The newest Chinese export: Companies
Amid the torrent of clothes, electronics and toys surging out of China comes a little-noticed export: international companies.
For centuries, individual Chinese have sought their fortunes abroad, creating Chinatowns around their restaurants and shops.
Now Chinese companies are going global, pushed by a government turned capitalist, pulled by untapped markets and armed with bundles of money from a thriving economy back home.
Automobile factories are popping up in Latin America. A sprawling commodity bazaar promises new life for a provincial Swedish city. A car parts distributor is acquiring troubled companies in the United States, a television factory is busy in South Africa, and a high-technology company is winning contracts to overhaul telecommunication networks in the Gulf.
Just as Japanese companies changed U.S. manufacturing in an earlier era, Chinese companies could eventually influence the ways in which their Western rivals approach innovation, competition and business itself.
“We not only consider ourselves pioneers,” says Sean Chen, who at 26 is overseeing the construction of a $100 million electrical parts factory and industrial park in the southern United States. “We also consider ourselves explorers.”
Chen and his fiancйe, Joy Chen - both took American first names - moved from Shanghai to Atlanta to set up shop for General Protecht Group, a company controlled by his father. While the goal is profit, Sean Chen and his father view the venture almost as a social experiment - its aim, he said through an interpreter, is to marry the best Chinese and U.S. work practices.
“I want to have the efficiency and execution normally shown by the American employees and the brotherhood that a Chinese company normally shows,” Sean Chen said. “There are capitalists and there are socialists and I want to see whether they can get along.”

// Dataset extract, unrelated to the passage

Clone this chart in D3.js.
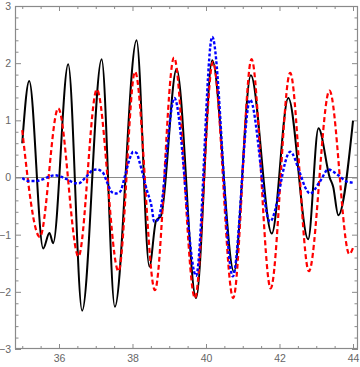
<!DOCTYPE html>
<html>
<head>
<meta charset="utf-8">
<script src="https://cdn.jsdelivr.net/npm/d3@7"></script>
<style>
body { margin: 0; background: #fff; }
</style>
</head>
<body>
<script>

// black solid series (extrema)
var blackX = [35.00, 35.19, 35.57, 35.74, 35.84, 36.25, 36.63, 37.16, 37.52, 38.11, 38.46, 38.64, 38.78,
              39.20, 39.73, 40.17, 40.76, 41.22, 41.79, 42.24, 42.78, 43.06, 43.37, 43.46, 43.60, 44.00];
var blackY = [0.60, 1.69, -1.24, -0.97, -1.15, 1.98, -2.33, 2.07, -2.26, 2.40, -1.56, -0.76, -0.66,
              1.90, -2.11, 2.05, -1.65, 1.79, -0.98, 1.39, -1.08, 0.86, -0.01, -0.16, -0.66, 0.99];

// red dashed series
var redX = [35.00, 35.48, 35.98, 36.53, 37.03, 37.62, 38.07, 38.61, 39.13, 39.70,
            40.19, 40.74, 41.24, 41.76, 42.29, 42.80, 43.36, 43.90, 44.00];
var redY = [0.83, -1.04, 1.21, -1.38, 1.54, -1.64, 1.85, -1.97, 2.10, -2.11,
            2.02, -2.11, 2.07, -1.94, 1.83, -1.64, 1.52, -1.34, -1.23];

// blue dotted series
var blueX = [35.00, 35.16, 35.39, 35.57, 35.71, 35.89, 36.07, 36.25, 36.44, 36.54, 36.71, 36.93, 37.03,
             37.20, 37.30, 37.43, 37.52, 37.66, 37.80, 37.93, 38.02, 38.11, 38.20, 38.39, 38.52, 38.59,
             38.69, 38.83, 38.93, 39.14, 39.73, 40.17, 40.73, 41.20, 41.74, 42.29, 42.56, 42.69, 42.83,
             43.10, 43.33, 43.60, 43.83, 44.00];
var blueY = [-0.01, -0.06, -0.06, -0.03, 0.01, 0.04, 0.01, -0.04, -0.10, -0.10, -0.01, 0.13, 0.14,
             0.08, -0.07, -0.25, -0.28, -0.25, 0.04, 0.34, 0.45, 0.43, 0.25, -0.22, -0.51, -0.77,
             -0.74, -0.27, 0.43, 1.39, -1.72, 2.46, -1.73, 1.36, -0.77, 0.45, 0.07, -0.16, -0.28,
             -0.07, 0.14, 0.04, -0.07, -0.09];

var xTicks = [36, 38, 40, 42, 44];
var yTicks = [-3, -2, -1, 0, 1, 2, 3];

var width = 360, height = 367;
var margin = {top: 6, right: 2, bottom: 18, left: 15};

var svg = d3.select("body").append("svg")
    .attr("width", width)
    .attr("height", height);

var x = d3.scaleLinear().domain([34.803, 44.136]).range([margin.left, width - margin.right]);
var y = d3.scaleLinear().domain([-3, 3]).range([height - margin.bottom, margin.top]);

var xMinor = d3.range(35, 44.01, 0.5).filter(function(d) { return xTicks.indexOf(d) < 0; });
var yMinor = d3.range(-30, 31, 2).map(function(d) { return d / 10; })
    .filter(function(d) { return yTicks.indexOf(d) < 0; });

var frameColor = "#8a8a8a";
var labelColor = "#666";

function minus(d) { return d < 0 ? "\u2212" + Math.abs(d) : String(d); }

// zero line
svg.append("line")
    .attr("x1", x.range()[0]).attr("x2", x.range()[1])
    .attr("y1", y(0)).attr("y2", y(0))
    .attr("stroke", frameColor).attr("stroke-width", 1);

// ticks on all four sides, pointing in
function addAxis(axis, tx, ty) {
  var g = svg.append("g").attr("transform", "translate(" + tx + "," + ty + ")").call(axis);
  g.select(".domain").remove();
  g.selectAll(".tick line").attr("stroke", frameColor);
  g.selectAll("text").attr("fill", labelColor)
      .attr("font-family", "'Liberation Sans', Arial, sans-serif").attr("font-size", "10.5px");
  return g;
}

var bottomY = y.range()[0], topY = y.range()[1];
var leftX = x.range()[0], rightX = x.range()[1];

addAxis(d3.axisBottom(x).tickValues(xTicks).tickSize(-5).tickPadding(6).tickFormat(minus), 0, bottomY);
addAxis(d3.axisBottom(x).tickValues(xMinor).tickSize(-3).tickFormat(""), 0, bottomY);
addAxis(d3.axisTop(x).tickValues(xTicks).tickSize(-5).tickFormat(""), 0, topY);
addAxis(d3.axisTop(x).tickValues(xMinor).tickSize(-3).tickFormat(""), 0, topY);

addAxis(d3.axisLeft(y).tickValues(yTicks).tickSize(-6).tickPadding(4).tickFormat(minus), leftX, 0);
addAxis(d3.axisLeft(y).tickValues(yMinor).tickSize(-3.5).tickFormat(""), leftX, 0);
addAxis(d3.axisRight(y).tickValues(yTicks).tickSize(-6).tickFormat(""), rightX, 0);
addAxis(d3.axisRight(y).tickValues(yMinor).tickSize(-3.5).tickFormat(""), rightX, 0);

// frame
svg.append("rect")
    .attr("x", leftX + 0.5).attr("y", topY + 0.5)
    .attr("width", rightX - leftX - 1).attr("height", bottomY - topY - 1)
    .attr("fill", "none").attr("stroke", frameColor).attr("stroke-width", 1.2);

svg.append("clipPath").attr("id", "clip")
  .append("rect")
    .attr("x", leftX).attr("y", topY)
    .attr("width", rightX - leftX).attr("height", bottomY - topY);

var line = d3.line()
    .x(function(d) { return x(d[0]); })
    .y(function(d) { return y(d[1]); })
    .curve(d3.curveMonotoneX);

var series = [
  {xs: blackX, ys: blackY, color: "#000", width: 2, dash: null},
  {xs: redX, ys: redY, color: "#ff0000", width: 2.2, dash: "5,3"},
  {xs: blueX, ys: blueY, color: "#0000ff", width: 2.4, dash: "3,2"}
];

svg.append("g").attr("clip-path", "url(#clip)")
  .selectAll("path")
  .data(series)
  .enter()
  .append("path")
    .attr("d", function(s) { return line(d3.zip(s.xs, s.ys)); })
    .attr("fill", "none")
    .attr("stroke", function(s) { return s.color; })
    .attr("stroke-width", function(s) { return s.width; })
    .attr("stroke-dasharray", function(s) { return s.dash; })
    .attr("stroke-linejoin", "round");

</script>
</body>
</html>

The Chinese corporate presence is still small overseas, but it is growing fast.
Chinese companies invested more than $30 billion in foreign companies from 1996 to 2005, nearly $10 billion in 2004 and 2005 alone, according to an analysis by Usha Haley, a professor of international business at the University of New Haven. Lenovo helped start the frenzy in December 2004 by announcing it would acquire IBMs personal computer unit for $1.75 billion.
In the United States and Canada, Chinese companies now have about 3,500 investment projects, compared to 1,500 five years ago, according to an estimate by Ping Deng, a professor at Maryville University. Large state-owned companies jumped ahead; medium and small private companies are catching up.
Total investment in the United States is $4 billion to $7 billion, Ping said. In Europe, Chinese acquisitions last year totaled $563.3 million, according to the research company Dealogic.
Last year, 29 Chinese companies made their debut on U.S. stock exchanges, compared with 27 for the previous three years combined, according to the Bank of New York Mellon.
The number of U.S. visas issued to Chinese executives and managers who transferred to U.S. jobs within their companies nearly doubled to 2,043 between the 2004 and 2007 fiscal years. The current fiscal year is on pace to top that number, according to U.S. State Department data.
Chinese businesses are not just establishing offices and factories overseas. They also are developing and selling products under their own brands, rather than simply supplying Western companies in search of cheap manufacturing.
The competition may make it harder for U.S. and European companies to milk early profits from cutting-edge products before reducing prices and releasing them to the mass market. Vulnerable sectors include high-definition televisions, portable DVD players, medical technology and perhaps even cars, said Peter Williamson, a professor of international management at the University of Cambridge.
At the Detroit Auto Show in January, a midsize sports utility vehicle from China with features including a leather interior was priced at just $14,000 - less than half of what many comparable cars cost. Models could be available by early next year in nine U.S. states.
Chinese companies can use their low-cost manufacturing advantage to add features. And they can do that by copying influential Western companies, circumventing the expense of product development. If the quality is high enough, the strategy can be devastating.
“It will pull to pieces the profit models of their competitors,” Williamson said. “Its a classic case of attacking your competitor where you know theyre reluctant to respond, because its very costly.”
The dynamic recalls how Japanese automakers forced their U.S. competitors to make options such as power windows and air conditioning standard.
Unlike the Japanese, whose high-profile arrival in the United States in the 1980s was at first greeted as a threat, Chinese businesses are being courted by states including Michigan, California, Illinois and Georgia.